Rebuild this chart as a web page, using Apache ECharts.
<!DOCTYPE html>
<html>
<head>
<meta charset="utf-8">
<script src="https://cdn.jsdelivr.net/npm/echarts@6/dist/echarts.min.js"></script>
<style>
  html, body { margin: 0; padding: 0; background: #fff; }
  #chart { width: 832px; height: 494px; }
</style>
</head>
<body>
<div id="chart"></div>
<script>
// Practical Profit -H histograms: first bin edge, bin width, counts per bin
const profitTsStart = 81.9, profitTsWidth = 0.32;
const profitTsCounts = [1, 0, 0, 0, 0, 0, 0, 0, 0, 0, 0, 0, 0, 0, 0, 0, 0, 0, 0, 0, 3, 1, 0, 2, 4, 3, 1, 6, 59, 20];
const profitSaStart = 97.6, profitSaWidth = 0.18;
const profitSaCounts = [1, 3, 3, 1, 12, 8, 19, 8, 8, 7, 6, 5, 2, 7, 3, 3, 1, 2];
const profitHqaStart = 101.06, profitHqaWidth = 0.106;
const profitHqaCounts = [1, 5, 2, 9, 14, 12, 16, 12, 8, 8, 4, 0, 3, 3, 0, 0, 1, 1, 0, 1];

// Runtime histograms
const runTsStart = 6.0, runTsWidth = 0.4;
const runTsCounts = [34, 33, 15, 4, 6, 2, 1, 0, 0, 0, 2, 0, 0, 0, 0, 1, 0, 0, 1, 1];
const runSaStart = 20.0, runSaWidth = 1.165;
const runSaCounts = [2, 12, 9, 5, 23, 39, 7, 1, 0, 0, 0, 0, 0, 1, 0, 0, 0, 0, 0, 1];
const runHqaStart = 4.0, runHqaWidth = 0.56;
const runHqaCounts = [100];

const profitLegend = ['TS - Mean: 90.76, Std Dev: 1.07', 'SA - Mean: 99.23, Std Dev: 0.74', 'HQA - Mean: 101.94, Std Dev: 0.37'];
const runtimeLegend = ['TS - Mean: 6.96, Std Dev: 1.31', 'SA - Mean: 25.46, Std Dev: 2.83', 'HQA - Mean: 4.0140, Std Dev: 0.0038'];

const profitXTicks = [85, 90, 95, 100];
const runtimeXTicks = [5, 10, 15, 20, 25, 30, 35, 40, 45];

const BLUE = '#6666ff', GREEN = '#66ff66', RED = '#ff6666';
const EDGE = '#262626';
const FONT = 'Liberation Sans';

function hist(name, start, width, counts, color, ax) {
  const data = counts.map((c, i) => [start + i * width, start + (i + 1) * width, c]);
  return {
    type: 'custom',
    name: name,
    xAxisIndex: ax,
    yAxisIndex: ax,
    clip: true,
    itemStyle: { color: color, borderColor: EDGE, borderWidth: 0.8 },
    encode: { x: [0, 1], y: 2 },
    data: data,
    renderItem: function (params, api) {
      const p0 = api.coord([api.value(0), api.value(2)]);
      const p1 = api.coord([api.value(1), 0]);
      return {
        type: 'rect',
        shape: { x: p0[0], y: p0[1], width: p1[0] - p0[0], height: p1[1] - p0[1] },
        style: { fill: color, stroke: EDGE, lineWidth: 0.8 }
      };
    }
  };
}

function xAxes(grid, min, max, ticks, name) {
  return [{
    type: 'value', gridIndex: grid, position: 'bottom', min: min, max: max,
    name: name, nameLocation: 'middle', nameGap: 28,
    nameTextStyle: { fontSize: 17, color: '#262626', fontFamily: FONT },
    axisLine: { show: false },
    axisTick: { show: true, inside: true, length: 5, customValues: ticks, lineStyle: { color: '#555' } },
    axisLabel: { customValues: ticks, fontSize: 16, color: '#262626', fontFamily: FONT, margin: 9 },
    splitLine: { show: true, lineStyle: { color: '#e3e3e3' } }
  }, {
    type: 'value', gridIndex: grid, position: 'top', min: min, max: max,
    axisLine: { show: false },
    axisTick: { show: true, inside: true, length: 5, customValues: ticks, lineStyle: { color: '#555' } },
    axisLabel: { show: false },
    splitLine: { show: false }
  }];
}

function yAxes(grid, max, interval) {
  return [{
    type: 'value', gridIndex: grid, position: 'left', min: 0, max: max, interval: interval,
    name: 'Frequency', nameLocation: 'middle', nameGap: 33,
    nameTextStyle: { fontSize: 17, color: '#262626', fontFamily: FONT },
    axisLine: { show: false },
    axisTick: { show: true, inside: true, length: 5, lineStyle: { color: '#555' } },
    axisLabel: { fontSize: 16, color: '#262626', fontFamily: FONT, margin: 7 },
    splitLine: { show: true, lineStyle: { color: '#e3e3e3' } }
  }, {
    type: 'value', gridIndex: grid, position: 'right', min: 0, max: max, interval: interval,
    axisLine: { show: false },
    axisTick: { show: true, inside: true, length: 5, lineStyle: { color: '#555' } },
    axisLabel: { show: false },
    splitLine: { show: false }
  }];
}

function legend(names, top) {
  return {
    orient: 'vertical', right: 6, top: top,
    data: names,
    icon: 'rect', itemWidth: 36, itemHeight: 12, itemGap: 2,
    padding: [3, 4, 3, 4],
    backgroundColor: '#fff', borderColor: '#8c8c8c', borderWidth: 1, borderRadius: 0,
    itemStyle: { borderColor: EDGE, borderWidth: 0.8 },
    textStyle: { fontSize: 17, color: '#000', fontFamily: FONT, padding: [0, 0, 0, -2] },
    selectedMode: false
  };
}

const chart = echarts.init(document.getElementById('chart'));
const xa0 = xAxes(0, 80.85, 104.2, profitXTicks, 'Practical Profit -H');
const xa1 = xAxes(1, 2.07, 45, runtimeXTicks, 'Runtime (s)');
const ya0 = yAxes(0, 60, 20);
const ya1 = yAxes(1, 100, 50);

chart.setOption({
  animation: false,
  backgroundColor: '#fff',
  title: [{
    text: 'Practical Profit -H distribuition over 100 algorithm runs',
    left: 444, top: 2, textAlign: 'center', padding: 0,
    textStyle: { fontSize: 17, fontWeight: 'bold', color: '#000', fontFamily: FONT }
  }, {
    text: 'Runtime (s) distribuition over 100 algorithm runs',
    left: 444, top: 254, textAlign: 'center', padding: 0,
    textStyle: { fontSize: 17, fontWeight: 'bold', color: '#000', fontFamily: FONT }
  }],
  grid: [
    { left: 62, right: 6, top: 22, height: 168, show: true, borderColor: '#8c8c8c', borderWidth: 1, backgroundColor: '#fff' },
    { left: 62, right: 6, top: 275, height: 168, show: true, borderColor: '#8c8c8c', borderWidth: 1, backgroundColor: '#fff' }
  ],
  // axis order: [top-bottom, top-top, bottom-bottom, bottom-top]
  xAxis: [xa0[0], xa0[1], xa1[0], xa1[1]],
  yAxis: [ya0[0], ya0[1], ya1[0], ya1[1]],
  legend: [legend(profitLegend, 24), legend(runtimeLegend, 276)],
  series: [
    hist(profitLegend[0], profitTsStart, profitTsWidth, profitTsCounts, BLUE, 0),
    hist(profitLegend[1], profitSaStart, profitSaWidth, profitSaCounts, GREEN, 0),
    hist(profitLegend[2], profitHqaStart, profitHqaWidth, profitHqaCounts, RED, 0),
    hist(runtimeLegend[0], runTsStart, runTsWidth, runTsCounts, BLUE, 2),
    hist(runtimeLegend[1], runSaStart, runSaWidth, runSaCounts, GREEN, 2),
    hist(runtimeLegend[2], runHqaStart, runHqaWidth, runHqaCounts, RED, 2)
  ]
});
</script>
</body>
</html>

→ **Direction**: Word for word, quote all of the data above.

→ **Task answer**:
Rebuild this chart as a web page, using Apache ECharts.
<!DOCTYPE html>
<html>
<head>
<meta charset="utf-8">
<script src="https://cdn.jsdelivr.net/npm/echarts@6/dist/echarts.min.js"></script>
<style>
  html, body { margin: 0; padding: 0; background: #fff; }
  #chart { width: 832px; height: 494px; }
</style>
</head>
<body>
<div id="chart"></div>
<script>
// Practical Profit -H histograms: first bin edge, bin width, counts per bin
const profitTsStart = 81.9, profitTsWidth = 0.32;
const profitTsCounts = [1, 0, 0, 0, 0, 0, 0, 0, 0, 0, 0, 0, 0, 0, 0, 0, 0, 0, 0, 0, 3, 1, 0, 2, 4, 3, 1, 6, 59, 20];
const profitSaStart = 97.6, profitSaWidth = 0.18;
const profitSaCounts = [1, 3, 3, 1, 12, 8, 19, 8, 8, 7, 6, 5, 2, 7, 3, 3, 1, 2];
const profitHqaStart = 101.06, profitHqaWidth = 0.106;
const profitHqaCounts = [1, 5, 2, 9, 14, 12, 16, 12, 8, 8, 4, 0, 3, 3, 0, 0, 1, 1, 0, 1];

// Runtime histograms
const runTsStart = 6.0, runTsWidth = 0.4;
const runTsCounts = [34, 33, 15, 4, 6, 2, 1, 0, 0, 0, 2, 0, 0, 0, 0, 1, 0, 0, 1, 1];
const runSaStart = 20.0, runSaWidth = 1.165;
const runSaCounts = [2, 12, 9, 5, 23, 39, 7, 1, 0, 0, 0, 0, 0, 1, 0, 0, 0, 0, 0, 1];
const runHqaStart = 4.0, runHqaWidth = 0.56;
const runHqaCounts = [100];

const profitLegend = ['TS - Mean: 90.76, Std Dev: 1.07', 'SA - Mean: 99.23, Std Dev: 0.74', 'HQA - Mean: 101.94, Std Dev: 0.37'];
const runtimeLegend = ['TS - Mean: 6.96, Std Dev: 1.31', 'SA - Mean: 25.46, Std Dev: 2.83', 'HQA - Mean: 4.0140, Std Dev: 0.0038'];

const profitXTicks = [85, 90, 95, 100];
const runtimeXTicks = [5, 10, 15, 20, 25, 30, 35, 40, 45];

const BLUE = '#6666ff', GREEN = '#66ff66', RED = '#ff6666';
const EDGE = '#262626';
const FONT = 'Liberation Sans';

function hist(name, start, width, counts, color, ax) {
  const data = counts.map((c, i) => [start + i * width, start + (i + 1) * width, c]);
  return {
    type: 'custom',
    name: name,
    xAxisIndex: ax,
    yAxisIndex: ax,
    clip: true,
    itemStyle: { color: color, borderColor: EDGE, borderWidth: 0.8 },
    encode: { x: [0, 1], y: 2 },
    data: data,
    renderItem: function (params, api) {
      const p0 = api.coord([api.value(0), api.value(2)]);
      const p1 = api.coord([api.value(1), 0]);
      return {
        type: 'rect',
        shape: { x: p0[0], y: p0[1], width: p1[0] - p0[0], height: p1[1] - p0[1] },
        style: { fill: color, stroke: EDGE, lineWidth: 0.8 }
      };
    }
  };
}

function xAxes(grid, min, max, ticks, name) {
  return [{
    type: 'value', gridIndex: grid, position: 'bottom', min: min, max: max,
    name: name, nameLocation: 'middle', nameGap: 28,
    nameTextStyle: { fontSize: 17, color: '#262626', fontFamily: FONT },
    axisLine: { show: false },
    axisTick: { show: true, inside: true, length: 5, customValues: ticks, lineStyle: { color: '#555' } },
    axisLabel: { customValues: ticks, fontSize: 16, color: '#262626', fontFamily: FONT, margin: 9 },
    splitLine: { show: true, lineStyle: { color: '#e3e3e3' } }
  }, {
    type: 'value', gridIndex: grid, position: 'top', min: min, max: max,
    axisLine: { show: false },
    axisTick: { show: true, inside: true, length: 5, customValues: ticks, lineStyle: { color: '#555' } },
    axisLabel: { show: false },
    splitLine: { show: false }
  }];
}

function yAxes(grid, max, interval) {
  return [{
    type: 'value', gridIndex: grid, position: 'left', min: 0, max: max, interval: interval,
    name: 'Frequency', nameLocation: 'middle', nameGap: 33,
    nameTextStyle: { fontSize: 17, color: '#262626', fontFamily: FONT },
    axisLine: { show: false },
    axisTick: { show: true, inside: true, length: 5, lineStyle: { color: '#555' } },
    axisLabel: { fontSize: 16, color: '#262626', fontFamily: FONT, margin: 7 },
    splitLine: { show: true, lineStyle: { color: '#e3e3e3' } }
  }, {
    type: 'value', gridIndex: grid, position: 'right', min: 0, max: max, interval: interval,
    axisLine: { show: false },
    axisTick: { show: true, inside: true, length: 5, lineStyle: { color: '#555' } },
    axisLabel: { show: false },
    splitLine: { show: false }
  }];
}

function legend(names, top) {
  return {
    orient: 'vertical', right: 6, top: top,
    data: names,
    icon: 'rect', itemWidth: 36, itemHeight: 12, itemGap: 2,
    padding: [3, 4, 3, 4],
    backgroundColor: '#fff', borderColor: '#8c8c8c', borderWidth: 1, borderRadius: 0,
    itemStyle: { borderColor: EDGE, borderWidth: 0.8 },
    textStyle: { fontSize: 17, color: '#000', fontFamily: FONT, padding: [0, 0, 0, -2] },
    selectedMode: false
  };
}

const chart = echarts.init(document.getElementById('chart'));
const xa0 = xAxes(0, 80.85, 104.2, profitXTicks, 'Practical Profit -H');
const xa1 = xAxes(1, 2.07, 45, runtimeXTicks, 'Runtime (s)');
const ya0 = yAxes(0, 60, 20);
const ya1 = yAxes(1, 100, 50);

chart.setOption({
  animation: false,
  backgroundColor: '#fff',
  title: [{
    text: 'Practical Profit -H distribuition over 100 algorithm runs',
    left: 444, top: 2, textAlign: 'center', padding: 0,
    textStyle: { fontSize: 17, fontWeight: 'bold', color: '#000', fontFamily: FONT }
  }, {
    text: 'Runtime (s) distribuition over 100 algorithm runs',
    left: 444, top: 254, textAlign: 'center', padding: 0,
    textStyle: { fontSize: 17, fontWeight: 'bold', color: '#000', fontFamily: FONT }
  }],
  grid: [
    { left: 62, right: 6, top: 22, height: 168, show: true, borderColor: '#8c8c8c', borderWidth: 1, backgroundColor: '#fff' },
    { left: 62, right: 6, top: 275, height: 168, show: true, borderColor: '#8c8c8c', borderWidth: 1, backgroundColor: '#fff' }
  ],
  // axis order: [top-bottom, top-top, bottom-bottom, bottom-top]
  xAxis: [xa0[0], xa0[1], xa1[0], xa1[1]],
  yAxis: [ya0[0], ya0[1], ya1[0], ya1[1]],
  legend: [legend(profitLegend, 24), legend(runtimeLegend, 276)],
  series: [
    hist(profitLegend[0], profitTsStart, profitTsWidth, profitTsCounts, BLUE, 0),
    hist(profitLegend[1], profitSaStart, profitSaWidth, profitSaCounts, GREEN, 0),
    hist(profitLegend[2], profitHqaStart, profitHqaWidth, profitHqaCounts, RED, 0),
    hist(runtimeLegend[0], runTsStart, runTsWidth, runTsCounts, BLUE, 2),
    hist(runtimeLegend[1], runSaStart, runSaWidth, runSaCounts, GREEN, 2),
    hist(runtimeLegend[2], runHqaStart, runHqaWidth, runHqaCounts, RED, 2)
  ]
});
</script>
</body>
</html>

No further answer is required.